Le conflit agitant le service des postes s’est réglé comme à peu près tout le monde l’envisageait : par une loi spéciale. Peu importe la couleur politique des partis au pouvoir, rouge ou bleu, le droit de grève est constamment nié.
L’administration des postes a adopté la même stratégie de négociation à laquelle tous les services publics et parapublics recourent depuis plusieurs décennies : à la fin de la convention collective, un comité de négociation a pour seule fonction de laisser traîner les choses jusqu’au moment où les travailleurs, lassés d’attendre que les négociations avancent, sont contraints de démarrer des moyens de pression. C’est à ce moment que le signal est envoyé au législateur pour qu’il intervienne rapidement et de manière souvent disproportionnée. Tout compte fait, cette stratégie patronale se rapproche dangereusement de la définition d’une négociation de mauvaise foi, pourtant interdite par la loi…
Grèves tournantes
Dans le présent conflit, le syndicat des postes avait pourtant fait montre de prudence en procédant à des grèves tournantes qui ralentissaient la livraison, mais ne paralysaient pas complètement le service. On pourrait presque dire qu’il assurait, de manière volontaire, une prestation de service essentiel comme la loi l’oblige dans certains secteurs comme celui de la santé. Sans doute, le syndicat craignait-il de déclencher une grève générale, de peur d’obliger le gouvernement fédéral à intervenir.

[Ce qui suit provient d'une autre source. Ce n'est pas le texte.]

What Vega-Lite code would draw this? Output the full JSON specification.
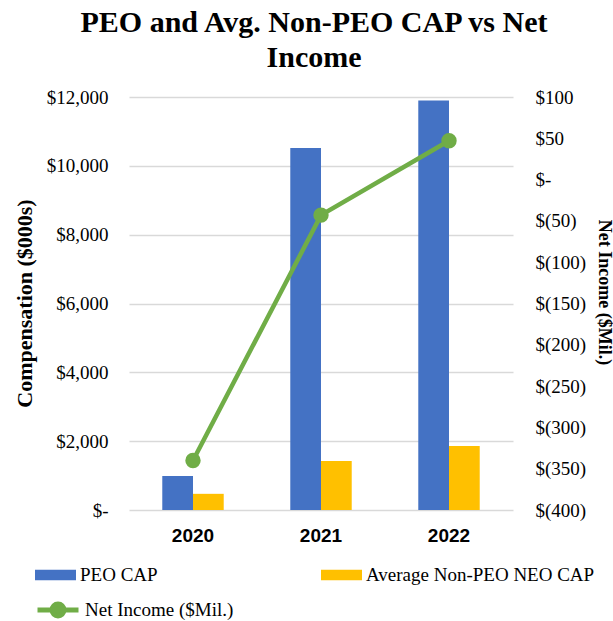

La loi spéciale est censée être une mesure d’exception, elle est pourtant devenue un mode de gestion courante des relations de travail. Au-delà du discours sur la livraison des chèques pour les personnes vulnérables qui lui sert d’alibi, les postes voulaient une trêve pour la période des fêtes pour assurer que les marchandises soient livrées en cette période de forte circulation commerciale, mais le syndicat a refusé et a plutôt choisi ce moment de haut achalandage pour se faire entendre. C’est une stratégie syndicale normale : cibler le moment où son rapport de force serait le plus fort. Ce qui est moins normal, c’est que peu importe les précautions prises par le syndicat, la loi spéciale soit toujours au rendez-vous. Le message envoyé par le législateur est on ne peut plus clair : vous avez le droit de payer des cotisations syndicales, mais pas celui d’exercer votre droit de grève, même de manière conventionnelle, régulière et prévue par la loi…
Un vrai droit de grève?
En 2011, le service des postes avait décrété un lock-out et le gouvernement Harper avait imposé très rapidement un retour au travail qui fut contesté avec succès par le syndicat. Le syndicat espérait sans doute que l’administration Trudeau observe une certaine retenue au vu de cette décision, or il n’en fut rien. Le syndicat examine maintenant ses recours juridiques pour tenter, comme en 2011, d’avoir gain de cause, sauf que l’objectif de l’entreprise est de forcer le retour au travail. On peut donc dire sans risque qu’elle a gagné cette ronde de négociation haut la main grâce à l’intervention de l’administration de M. Trudeau. Les recours juridiques sont très longs et coûteux et quand bien même le syndicat gagnerait-il sa cause, rien ne semble empêcher le législateur de répéter la manœuvre la prochaine fois et les fois suivantes. En fait, le droit de grève n’existe plus pour les travailleurs publics et parapublics, et les gestionnaires le savent trop bien.
Le droit du travail a été conçu pour pacifier et réguler les relations de travail. Sur cet aspect, on peut dire que l’objectif est pleinement accompli, mais le droit a aussi pour fonction, en principe, de permettre aux forces en présence de s’affronter pour que de ces échanges les parties fassent l’analyse de ce qui est en jeu, de leurs objectifs, de ce que leur coûte de tenir ou de lâcher tel aspect, et qu’elles en viennent à faire une évaluation de ce qui est mieux pour elles et pour la pérennité de l’entreprise.
Dans les années 1960 et 1970, le Canada était un des endroits au monde où le nombre de grèves était le plus élevé et où les grèves étaient féroces. Le Canada est depuis devenu un des endroits où il en y a le moins et elles sont généralement très courtes. Le législateur est devenu intolérant aux moyens de pression, malgré le calme relatif des relations de travail sur notre territoire. Les syndicats ont joué leur rôle à l’intérieur des balises fixées par le droit, quand ils perdent, on dit qu’ils n’avaient pas de rapport de force. Or, quand ils sont forts, le droit est là pour leur casser les jambes. Le législateur ne semble pas connaître la retenue. Le temps est venu pour les syndicats de lutter à nouveau pour la reconnaissance du droit de s’organiser, à défaut de quoi, l’illégalité et le défi de la loi s’imposeront comme seules alternatives.